だがこれは、すべて古い「日本人」の物語であり、歌舞伎の舞台の上だけの話だ。架空の話、絵空事。そう思っていた。ところがどっこい、そんな日本人が今なお本当に生きている、それが中村勘三郎だった。

僕が君と初めて出会ったのは、渋谷の百軒店(ひゃっけんだな)という坂道だ。僕はその頃やっていた小劇場の劇団の仲間と坂道の上から下りてきた。君は歌舞伎の仲間と坂道の下から上がってきた。まるで一触即発のヤクザ映画の出会いのように緊張が走った。だが「同い年生まれだよね」とどちらからともなく話が始まった。一目で気が合うのがわかった。二十代だった。その夜は、そのまますれ違っただけだった。

あれから三十年近く、君と芝居のことを語り続けてきた。君がいつも熱く夢を語り、そのあまりの熱さに、僕が少し覚めたことを言うと、それが君には嬉しいらしく「また、意地悪な目してモノ見るねー」と喜んでくれた。
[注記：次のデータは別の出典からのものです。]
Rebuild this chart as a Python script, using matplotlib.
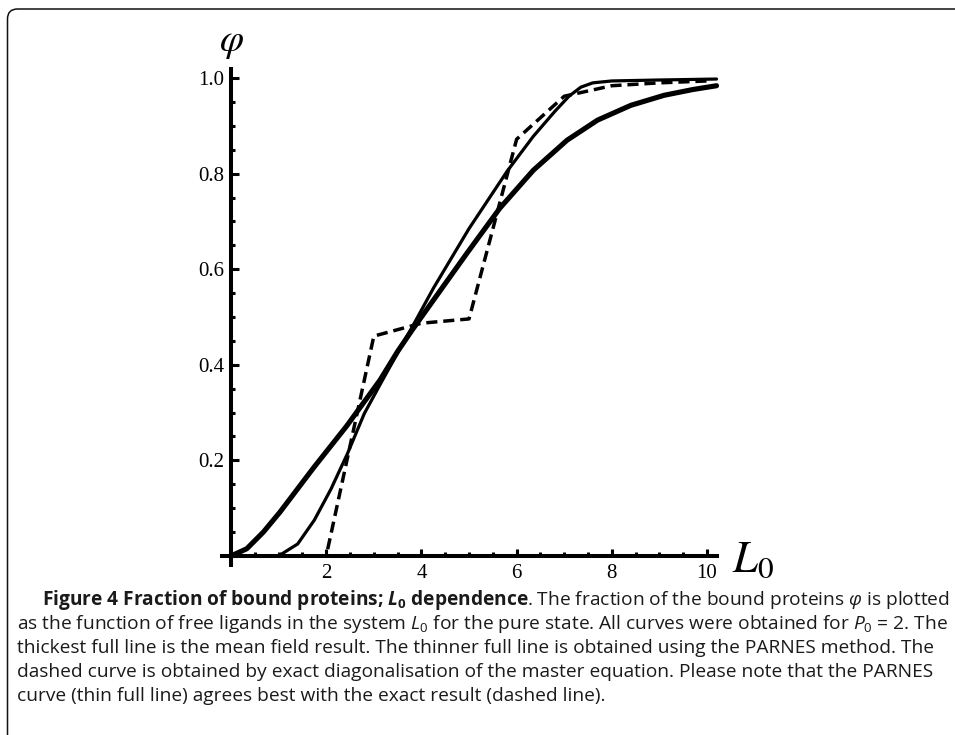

僕は君のまっすぐさが好きで、君は僕の意地悪さが好きだった。

そして君は時に、真夜中であろうが電話をかけてきて「アイデアがあるんだけど、あれ、あの、来年の夏とかあいてる?」あれほど、人を労(いた)わる君が、そういう時はこちらのスケジュールとか体調とかお構いなしだった。そして、いつも主語と目的語が抜けているので、電話が切れたあと、今の話、結局なんのことだったんだ?ということが多かった。そして、残るのは、君の芝居への情熱ばかりだった。

君が僕を歌舞伎の世界に迎え入れてくれて、初めて僕が書いた「研辰(とぎたつ)の討たれ」という芝居の中で、君は、かたき討ちをされる役を演じ、追い詰められた君が、刀を研ぎながら、涙を流して、シラノ・ド・ベルジュラックさながらに語る。

「生きて生きて、まあどう生きたかはともかくも、それでも生きた緑の葉っぱが、枯れて真っ赤な紅葉に変わり、あの樹の上から、このどうということのない地面までの、そのわずかな旅路を、潔くもなく散っていく、まだまだ生きてえ、死にたくねえ、生きてえ、生きてえ、散りたくねえ、と思って散った紅葉の方がどれだけ多くござんしょ」

君が回復していたら、再演しただろうこの芝居のこのせりふをどんな思いで演じてくれただろうか。

でもその願いはもう叶わない。

君は僕と初めて会った日のように、坂道の下から歩いてきたかと思うと、瞬く間に坂の上に消えて行ってしまったのだから。僕にできるのは、あの時のように、茫然と君の背中を見送るばかりだ。